コロナ病棟を閉鎖する大病院 「5類」化で何が変わるのか 医療従事者の目線は?
5月8日から新型コロナは「5類感染症」に移行します。マスク着用も緩和され、世間は通常モードへ移行しつつありますが、医療従事者目線で改めてこの課題について触れたいと思います。
「5類」化で変わること
「5類感染症」に移行することによって、どのようなことが変わるでしょうか?
全数把握となっている感染者数は、一部の医療機関でカウントされる定点把握へ移行する見込みで、1日感染者数は発表されなくなるでしょう。
現在、約3,000の医療機関で新型コロナを受け入れていますが、「5類」化により、すべての医療機関、すなわち約8,200の医療機関で診療することを目指しています。
医療費の自己負担も少し増える見込みです。3割負担の場合、現在は初診料2,590円がかかりますが、これが5月8日から最大で4,170円まで増えます。10月以降、治療薬の補助がなくなると、数万円の自己負担になる可能性があります。
さて、医療従事者の目線では「5類」化に関して、いろいろな課題があります。
補助金は半減
新型コロナを受け入れるための病床を確保する医療機関への補助金は、段階的に廃止されます。まず、重点医療機関である一般病院では、1床あたりの補助金がこれまでの約半額に減額されます。
そのため、コロナ病棟を廃止し、コロナ禍前の診療体制に戻す医療機関が出てくるでしょう。収支が潤った医療機関もあるかもしれませんが、通常診療に戻してコロナ前の経営に戻したいという気持ちを持っている病院は多いはずです。
新型コロナの「初診入院」はどうなる?
大病院の多くでは、「初診の方は紹介状が必要」と掲示されています。いきなり大病院を受診しても、スムーズに診療がすすまないことが多いです。
これは医療機関ごとに機能分化しているためです。大病院ほど重症・複雑な病気を診療し、軽症例はかかりつけ医に診てもらうという形になりつつあります。
オミクロン株以降、コロナ病棟では多くの初診患者さんを受け入れてきました。紹介状を持たないまま行政の入院調整を経由して飛び込みで入院してくることもあり、中には、なぜ腎臓の機能が悪いのか、なぜこの薬を飲んでいるのか、など詳細が分からないまま治療を開始することもありました。
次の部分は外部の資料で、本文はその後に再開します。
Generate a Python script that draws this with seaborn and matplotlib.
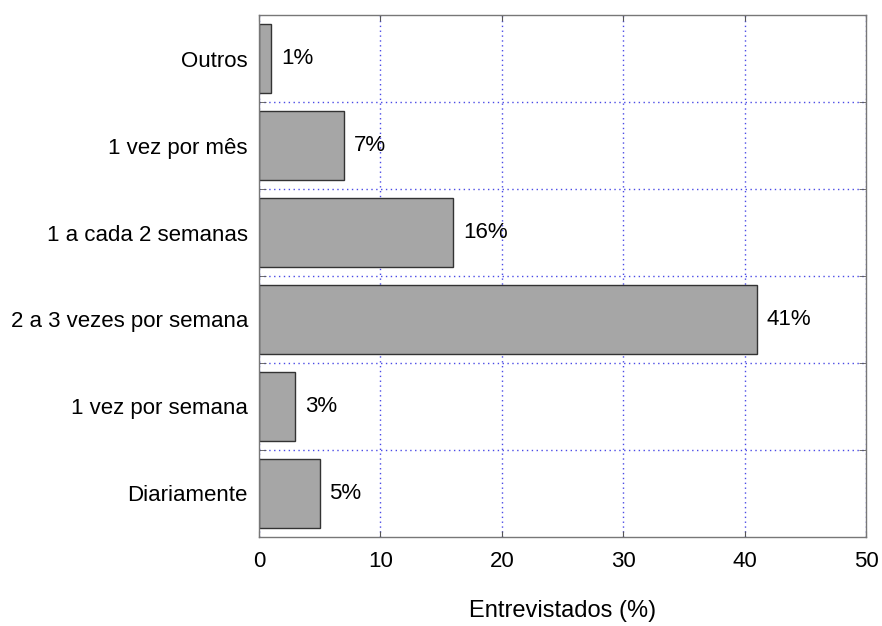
import matplotlib
matplotlib.use("Agg")
import matplotlib.pyplot as plt
import numpy as np
import pandas as pd
import seaborn as sns

categories = [
    "Outros",
    "1 vez por mês",
    "1 a cada 2 semanas",
    "2 a 3 vezes por semana",
    "1 vez por semana",
    "Diariamente",
]
values = [1, 7, 16, 41, 3, 5]
value_labels = ["1%", "7%", "16%", "41%", "3%", "5%"]

sns.set_style("white")
plt.rcParams["font.family"] = ["Liberation Sans", "DejaVu Sans"]
plt.rcParams["text.color"] = "black"
plt.rcParams["xtick.color"] = "black"
plt.rcParams["ytick.color"] = "black"
plt.rcParams["axes.labelcolor"] = "black"

df = pd.DataFrame({"categoria": categories, "valor": values})

fig = plt.figure(figsize=(8.82, 6.26), dpi=100)
ax = fig.add_axes([0.2937, 0.1422, 0.9819 - 0.2937, 0.976 - 0.1422])

sns.barplot(
    data=df,
    x="valor",
    y="categoria",
    orient="h",
    color="#a6a6a6",
    saturation=1,
    edgecolor="#333333",
    linewidth=1,
    width=0.8,
    ax=ax,
)

for i, (v, lab) in enumerate(zip(values, value_labels)):
    ax.annotate(lab, (v, i), xytext=(7, 0), textcoords="offset points",
                va="center", ha="left", fontsize=16)

ax.set_xlim(0, 50)
ax.set_ylim(len(categories) - 0.5, -0.5)
ax.set_xticks(np.arange(0, 51, 10))
ax.set_yticks(np.arange(len(categories)))
ax.set_yticks(np.arange(len(categories) - 1) + 0.5, minor=True)

ax.set_axisbelow(True)
ax.grid(False)
ax.xaxis.grid(True, which="major", color="#4a4ae6", linestyle=(0, (1, 2.5)), linewidth=1)
ax.yaxis.grid(True, which="minor", color="#4a4ae6", linestyle=(0, (1, 2.5)), linewidth=1)

ax.tick_params(axis="x", which="major", direction="in", length=4, top=True,
               bottom=True, labelsize=16, pad=10, color="#555555",
               labelcolor="black")
ax.tick_params(axis="y", which="major", length=0, labelsize=16, pad=8,
               labelcolor="black")
ax.tick_params(axis="y", which="minor", direction="in", length=5, left=True,
               right=True, color="#555555")

for s in ax.spines.values():
    s.set_visible(True)
    s.set_color("#777777")
    s.set_linewidth(1)

ax.set_xlabel("Entrevistados (%)", fontsize=17, labelpad=20, color="black")
ax.set_ylabel("")

plt.savefig("out.png", dpi=100)
plt.close()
自治体からの入院要請に応じてきましたが、「5類」化によりその責務が終了します。この調整機能を残す自治体もあると思いますが、すでに複数の大病院はコロナ病棟を削減・廃止する方向に舵を切っています。これは、上述した補助金の半減も影響しています。
大病院では、積極的に初診の新型コロナ患者さんを診療することが減っていくかもしれません。また、「5類」化以降、入院先が簡単に決まらない事態が増える可能性もあります。
私の住んでいる大阪府では、退院や後方支援を調整していた行政のサポートセンターが廃止されることが決まっています。
押し付け合う構図は避けてほしい
現状、新型コロナが「5類感染症」に移行しても、個室隔離や病棟内隔離などの措置が必要です。そうでなければ、入院患者さんに新型コロナを広げてしまうことになります。
予定手術のために個室に入院予定のかかりつけの患者さんより、初診の新型コロナの患者さんを優先して入院させる医療機関は、今より少なくなると思われます。
インフルエンザと同じようなありふれた感染症として新型コロナを診療していくとしても、診れば診るほど医療機関が苦難を背負うという構図だと、「5類」化以降、真の意味で「診療できる医療機関」は増えないかもしれません。
自治体は今後、医師会等と連携して「かかりつけ患者さんしか診ません」という医療機関に対して診療を限定しないよう促す方針です。しかし、どの程度実効性があるかは未知数です。
次の波が来るとき、「救急搬送できない・入院できない」という過去と同じようなボトルネックが起こらないことを祈るばかりです。